Let’s say the total [Repressor] := [RT] in the cell is 100 molecules, for a concentration of 100 nM (see calculations below), and there is one operator, for a concentration of 1 nM. Because [RT] » [OT], we can define [R] := [Rfree] and then assume [RT] = [R] or in other words, all Repressor is free. If we assume the KD of Repressor for the operator is 1e-10 M, we get that only 1e-3 of the time is the operator unbound by Repressor. But if we then also assume that the KD of Repressor for non-specific DNA binding is 1e-4 M and that there is a 1e-7 molarity of potential non-specific sites, then we find that 99% of Repressor is not free, but rather is bound to non-specific sites. Overcoming this problem would require either (1) increasing the expression of Repressor by 100-fold, but this solution is bad because it makes it hard to shut off the switch, or (2) increasing the ratio of Repressor’s sequence-specific KD to its non-specific KD by 100-fold. How can we achieve this latter goal? Because there is a logarithmic relationship between ΔG and Keq, doubling the ΔG of the binding will change the KD for specific binding from 1e-10 to 1e-20, and the non-specific one from 1e-4 to 1e-8, giving us a 1e12 ratio. Based on thermodynamics alone, this seems great, but actually it is a kinetic trap. Because there are many more non-specific sites, Repressor is likely to meet them first, and when it does, it will bind with its newfound 1e-8 M affinity. Therefore it will take a very long time for Repressor to bind the operator instead - if it sampled even 10% of all possible non-specific sites before finding its specific site, at 1 per second, it would take 25 hours to find its specific site. So it would be hard to turn the switch on. Moreover, because the specific site has affinity 1e-20 M, even after you turn off Repressor expression, it will take eons for the existing Repressor to un-bind the specific site, so it’s also hard to turn the switch off.

Instead, the solution nature has found is cooperative binding. By having two adjacent specific sites and an affinity between individual Repressor molecules, you effectively increase the concentration of Repressor at the desired site. The non-specific sites, meanwhile, are unlikely to be near each other by chance, so the energy benefit of cooperative binding is unlikely to be achieved elsewhere.

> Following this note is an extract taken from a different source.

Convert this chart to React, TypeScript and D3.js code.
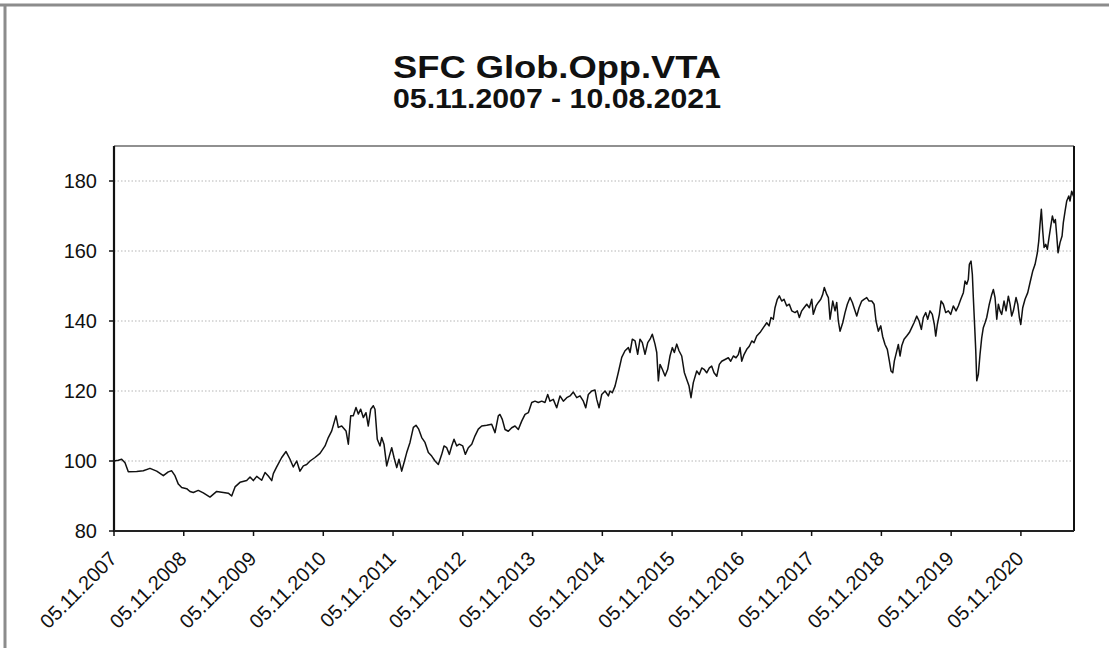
import React from "react";
import * as d3 from "d3";

const TITLE = "SFC Glob.Opp.VTA";
const SUBTITLE = "05.11.2007 - 10.08.2021";

// decimal years (05.11.2007 = 2007.846)
const years: number[] = [
  2007.846, 2007.908, 2007.956, 2008.004, 2008.051, 2008.171, 2008.266, 2008.362, 2008.458, 2008.553,
  2008.624, 2008.673, 2008.720, 2008.768, 2008.816, 2008.888, 2008.935, 2008.983, 2009.054, 2009.126,
  2009.222, 2009.318, 2009.413, 2009.484, 2009.533, 2009.581, 2009.652, 2009.748, 2009.796, 2009.843,
  2009.892, 2009.963, 2010.011, 2010.058, 2010.107, 2010.130, 2010.178, 2010.250, 2010.312, 2010.369,
  2010.416, 2010.465, 2010.512, 2010.560, 2010.608,
  2010.656, 2010.727, 2010.799, 2010.871, 2010.918, 2010.967, 2011.028, 2011.061, 2011.110, 2011.172,
  2011.205, 2011.239, 2011.276, 2011.315, 2011.348, 2011.382, 2011.420, 2011.458, 2011.491, 2011.526,
  2011.563, 2011.587, 2011.620, 2011.659, 2011.683, 2011.716, 2011.755, 2011.792, 2011.827, 2011.860,
  2011.899, 2011.931, 2011.970, 2012.003, 2012.042, 2012.089, 2012.137, 2012.175, 2012.214, 2012.257,
  2012.304, 2012.352, 2012.400, 2012.448, 2012.495, 2012.544, 2012.577, 2012.615, 2012.653, 2012.687,
  2012.720, 2012.759, 2012.796, 2012.845, 2012.882, 2012.925, 2012.974, 2013.021, 2013.068, 2013.117,
  2013.189, 2013.260, 2013.308, 2013.355,
  2013.379, 2013.412, 2013.451, 2013.498, 2013.547, 2013.594, 2013.642, 2013.690, 2013.738, 2013.785,
  2013.834, 2013.881, 2013.928, 2013.977, 2014.024, 2014.063, 2014.096, 2014.143, 2014.192, 2014.239,
  2014.287, 2014.336, 2014.383, 2014.430, 2014.479, 2014.526, 2014.574, 2014.608, 2014.645, 2014.694,
  2014.741, 2014.766, 2014.799, 2014.837, 2014.885, 2014.932, 2014.956, 2014.989, 2015.028, 2015.075,
  2015.124, 2015.171, 2015.219, 2015.243, 2015.276, 2015.315, 2015.353, 2015.386, 2015.419, 2015.458,
  2015.497, 2015.530, 2015.562, 2015.601, 2015.626, 2015.649, 2015.673, 2015.706, 2015.745, 2015.783,
  2015.816, 2015.849, 2015.878, 2015.912, 2015.945, 2015.984, 2016.021, 2016.056, 2016.089, 2016.117,
  2016.150,
  2016.199, 2016.236, 2016.271, 2016.304, 2016.342, 2016.380, 2016.414, 2016.447, 2016.486, 2016.523,
  2016.557, 2016.605, 2016.652, 2016.686, 2016.724, 2016.762, 2016.795, 2016.820, 2016.844, 2016.877,
  2016.916, 2016.953, 2016.988, 2017.020, 2017.059, 2017.106, 2017.154, 2017.203, 2017.236, 2017.264,
  2017.297, 2017.321, 2017.354, 2017.383, 2017.417, 2017.450, 2017.489, 2017.526, 2017.561, 2017.608,
  2017.641, 2017.670, 2017.704, 2017.737, 2017.776, 2017.813, 2017.848, 2017.870, 2017.909, 2017.942,
  2017.977, 2018.005, 2018.028, 2018.063, 2018.086, 2018.110, 2018.149, 2018.182, 2018.206, 2018.229,
  2018.253, 2018.292, 2018.325, 2018.358, 2018.397, 2018.430, 2018.454, 2018.493, 2018.526, 2018.564,
  2018.597, 2018.636, 2018.669, 2018.708, 2018.741, 2018.769, 2018.802, 2018.837,
  2018.865, 2018.898, 2018.931, 2018.960, 2018.984, 2019.009, 2019.032, 2019.066, 2019.089, 2019.113,
  2019.138, 2019.171, 2019.209, 2019.247, 2019.281, 2019.314, 2019.353, 2019.386, 2019.419, 2019.447,
  2019.482, 2019.510, 2019.543, 2019.576, 2019.605, 2019.625, 2019.648, 2019.677, 2019.701, 2019.734,
  2019.768, 2019.806, 2019.840, 2019.877, 2019.916, 2019.949, 2019.984, 2020.021, 2020.045, 2020.070,
  2020.092, 2020.107, 2020.131, 2020.150, 2020.164, 2020.184, 2020.199, 2020.213, 2020.236, 2020.260,
  2020.284, 2020.307, 2020.332, 2020.356, 2020.393, 2020.428, 2020.451, 2020.475, 2020.500, 2020.523,
  2020.547, 2020.571, 2020.604, 2020.633, 2020.666, 2020.690, 2020.714, 2020.738, 2020.776, 2020.801,
  2020.824, 2020.844, 2020.872, 2020.905, 2020.944, 2020.977, 2021.016, 2021.049, 2021.082, 2021.102,
  2021.120, 2021.139, 2021.159, 2021.178, 2021.202, 2021.225, 2021.249, 2021.274, 2021.297, 2021.321,
  2021.340, 2021.360, 2021.378, 2021.407, 2021.436, 2021.454, 2021.479, 2021.503, 2021.532, 2021.550,
  2021.574, 2021.598, 2021.607,
];

const values: number[] = [
  100.0, 100.2, 100.5, 99.5, 96.9, 97.0, 97.2, 97.9, 97.1, 95.8,
  96.9, 97.2, 95.8, 93.4, 92.4, 92.1, 91.3, 91.0, 91.6, 90.9,
  89.7, 91.3, 91.0, 90.8, 90.0, 92.6, 93.9, 94.4, 95.4, 94.4,
  95.6, 94.5, 96.7, 95.7, 94.4, 96.4, 98.3, 101.0, 102.7, 100.5,
  98.3, 100.0, 97.1, 98.6, 99.0,
  100.0, 101.0, 102.2, 104.3, 106.7, 108.6, 112.9, 109.6, 110.0, 108.6,
  104.8, 112.9, 112.9, 115.3, 113.4, 114.8, 112.4, 113.8, 110.0, 114.8,
  115.8, 114.8, 106.2, 104.3, 106.7, 104.8, 98.6, 101.4, 103.8, 101.0,
  98.1, 100.5, 97.1, 99.5, 102.4, 105.3, 109.6, 110.2, 109.1, 106.7,
  105.3, 102.4, 101.4, 100.0, 99.0, 101.9, 104.3, 103.8, 101.9, 104.3,
  106.2, 104.3, 104.8, 104.3, 101.9, 103.8, 104.8, 107.2, 109.1, 110.0,
  110.2, 110.5, 108.1, 112.9,
  113.3, 111.9, 109.0, 108.5, 109.5, 110.0, 109.0, 111.4, 113.3, 113.8,
  116.7, 117.1, 116.7, 117.1, 116.7, 119.0, 117.1, 117.6, 115.2, 118.6,
  117.1, 118.1, 118.6, 119.7, 118.1, 118.6, 117.1, 115.2, 119.0, 120.0,
  120.3, 117.6, 115.2, 119.0, 120.0, 118.6, 120.0, 119.5, 121.4, 125.3,
  129.6, 131.5, 132.4, 131.0, 134.8, 134.3, 130.5, 134.8, 133.8, 130.5,
  133.8, 134.8, 136.2, 133.4, 131.0, 122.9, 127.6, 126.2, 124.3, 126.2,
  130.0, 132.4, 131.0, 133.4, 131.5, 130.0, 125.3, 123.3, 121.4, 118.1,
  122.4,
  125.7, 124.7, 126.6, 126.2, 125.2, 126.6, 127.1, 125.2, 124.2, 127.6,
  128.5, 129.0, 129.5, 128.5, 130.0, 129.5, 130.4, 132.4, 128.5, 130.4,
  131.9, 132.8, 134.3, 133.8, 135.7, 136.7, 138.1, 139.5, 138.6, 141.0,
  140.5, 143.8, 146.2, 147.2, 145.7, 146.2, 144.3, 144.8, 142.9, 142.4,
  142.9, 141.0, 142.9, 143.8, 144.8, 143.8, 146.2, 141.9, 144.3, 145.3,
  146.2, 147.6, 149.6, 147.6, 146.7, 140.5, 145.7, 142.9, 145.3, 140.0,
  137.1, 139.5, 142.4, 144.8, 146.7, 145.3, 143.8, 141.4, 143.8, 145.7,
  146.2, 146.7, 145.7, 145.7, 144.8, 140.0, 137.1, 138.6,
  135.5, 133.3, 131.9, 128.6, 125.7, 125.2, 128.6, 131.4, 133.3, 130.0,
  132.9, 134.8, 135.7, 136.7, 138.1, 139.5, 141.4, 140.0, 137.6, 141.0,
  142.4, 140.5, 142.9, 141.9, 139.0, 135.7, 139.0, 141.9, 145.7, 144.8,
  142.4, 142.9, 141.9, 144.3, 142.9, 144.3, 146.2, 148.1, 151.4, 150.5,
  151.9, 156.2, 157.1, 153.3, 146.7, 138.1, 131.4, 122.9, 124.8, 130.5,
  135.2, 138.1, 139.5, 141.0, 144.8, 147.6, 149.0, 146.7, 140.5, 144.8,
  142.9, 141.9, 145.7, 142.9, 147.1, 144.8, 141.4, 142.9, 146.7, 144.8,
  141.0, 139.0, 143.8, 146.2, 148.1, 151.0, 154.3, 156.2, 159.5, 162.9,
  167.6, 171.9, 165.7, 161.0, 161.9, 160.5, 163.8, 167.1, 170.0, 168.1,
  169.0, 164.3, 159.5, 162.4, 164.3, 168.1, 171.4, 174.3, 175.7, 174.3,
  177.1, 175.7, 176.0,
];

const yTicks: number[] = [80, 100, 120, 140, 160, 180];
const xTickYears: number[] = [2007, 2008, 2009, 2010, 2011, 2012, 2013, 2014, 2015, 2016, 2017, 2018, 2019, 2020];
const xTickLabel = (y: number) => `05.11.${y}`;

const W = 1109;
const H = 648;
const plot = { left: 114, right: 1074, top: 146, bottom: 531 };
const START = 2007.846;
const END = 2021.607;
const FONT = "'Liberation Sans', Arial, sans-serif";

export default function App() {
  const x = d3.scaleLinear().domain([START, END]).range([plot.left, plot.right]);
  const y = d3.scaleLinear().domain([80, 190]).range([plot.bottom, plot.top]);
  const pts: [number, number][] = years.map((t, i) => [t, values[i]]);
  const line = d3
    .line<[number, number]>()
    .x((d) => x(d[0]))
    .y((d) => y(d[1]));

  return (
    <svg
      width={W}
      height={H}
      style={{ position: "absolute", left: 0, top: 0, background: "#fff" }}
      fontFamily={FONT}
    >
      <rect x={0} y={0} width={W} height={H} fill="#fff" />
      {/* outer frame (scan border) */}
      <line x1={0} x2={W} y1={5} y2={5} stroke="#8c8c8c" strokeWidth={3} />
      <line x1={5} x2={5} y1={4} y2={H} stroke="#8c8c8c" strokeWidth={3} />

      <text
        x={557}
        y={78}
        textAnchor="middle"
        fontSize={32}
        fontWeight="bold"
        fill="#111"
        textLength={328}
        lengthAdjust="spacingAndGlyphs"
      >
        {TITLE}
      </text>
      <text
        x={557}
        y={108}
        textAnchor="middle"
        fontSize={27}
        fontWeight="bold"
        fill="#111"
        textLength={328}
        lengthAdjust="spacingAndGlyphs"
      >
        {SUBTITLE}
      </text>

      {/* gridlines */}
      {yTicks
        .filter((v) => v > 80)
        .map((v) => (
          <line
            key={"g" + v}
            x1={plot.left}
            x2={plot.right}
            y1={y(v)}
            y2={y(v)}
            stroke="#b5b5b5"
            strokeWidth={1}
            strokeDasharray="1.5,2"
          />
        ))}

      {/* plot frame */}
      <line x1={plot.left} x2={plot.right} y1={plot.top} y2={plot.top} stroke="#222" strokeWidth={1.2} />
      <line x1={plot.right} x2={plot.right} y1={plot.top} y2={plot.bottom} stroke="#111" strokeWidth={2} />
      <line x1={plot.left} x2={plot.left} y1={plot.top} y2={plot.bottom + 1} stroke="#111" strokeWidth={2.2} />
      <line x1={plot.left} x2={plot.right} y1={plot.bottom} y2={plot.bottom} stroke="#222" strokeWidth={2} />

      {/* y ticks and labels */}
      {yTicks.map((v) => (
        <g key={"y" + v}>
          <line x1={plot.left - 5} x2={plot.left} y1={y(v)} y2={y(v)} stroke="#111" strokeWidth={1.5} />
          <text x={97} y={y(v)} dy="0.36em" textAnchor="end" fontSize={20} fill="#111">
            {v}
          </text>
        </g>
      ))}

      {/* x ticks and labels */}
      {xTickYears.map((yr) => {
        const px = x(yr + 0.846);
        return (
          <g key={"x" + yr}>
            <line x1={px} x2={px} y1={plot.bottom} y2={plot.bottom + 5} stroke="#111" strokeWidth={1.5} />
            <text
              transform={`translate(${px + 4},${560}) rotate(-45)`}
              textAnchor="end"
              fontSize={20}
              fill="#111"
            >
              {xTickLabel(yr)}
            </text>
          </g>
        );
      })}

      {/* series */}
      <path d={line(pts) || ""} fill="none" stroke="#111" strokeWidth={1.5} strokeLinejoin="round" />
    </svg>
  );
}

In fact, it turns out there are actually left and right operators and Repressor can form up to octamers. The higher order multimers that a protein is capable of forming, the higher is its sensitivity to concentration.

Random grab bag of facts

Consider an E. coli cell which is 2 μm in length and 1μm in diameter and roughly cylindrical. Its volume is approximated by hπr^2 = (2e-6 m)π(1e-6 m)^2 = 1.6e-18 m^3 . Recall that 1 mL = 1 cm^3 = (1e-2 m)^3 = 1e-6 m^3, so 1L = 1e-3 m^3 . Therefore the volume of E. coli is 1.6e-18 m^3 × 1e-3 m^3 / L = 1.6e-15 L. A single molecule is 1/(6.022e23) mol = 1.7e-24 mol. Therefore the molarity of a single molecule in an E. coli cell volume is 1.7e-24 mol / 1.6e-15 L = 1.1e-9 mol/L ≈ 1M. Therefore the molarity of a molecle in E. coli is about 1 nM per molecule in the cell. HeLa cells have about a 1000x larger volume, so it takes 1000 molecules to equal 1 nM.

A one-line R expression for all the above math is (1/6.022e23)/((2e-6)*pi*(.5e-6)**2*1e3).

In ion affinity chromatography, “anion exchange” refers to when a cation is bound to the column and a negatively charged protein is purified. “Cation exchange” refers to when an anion is bound to the column and a positively charged protein is purified.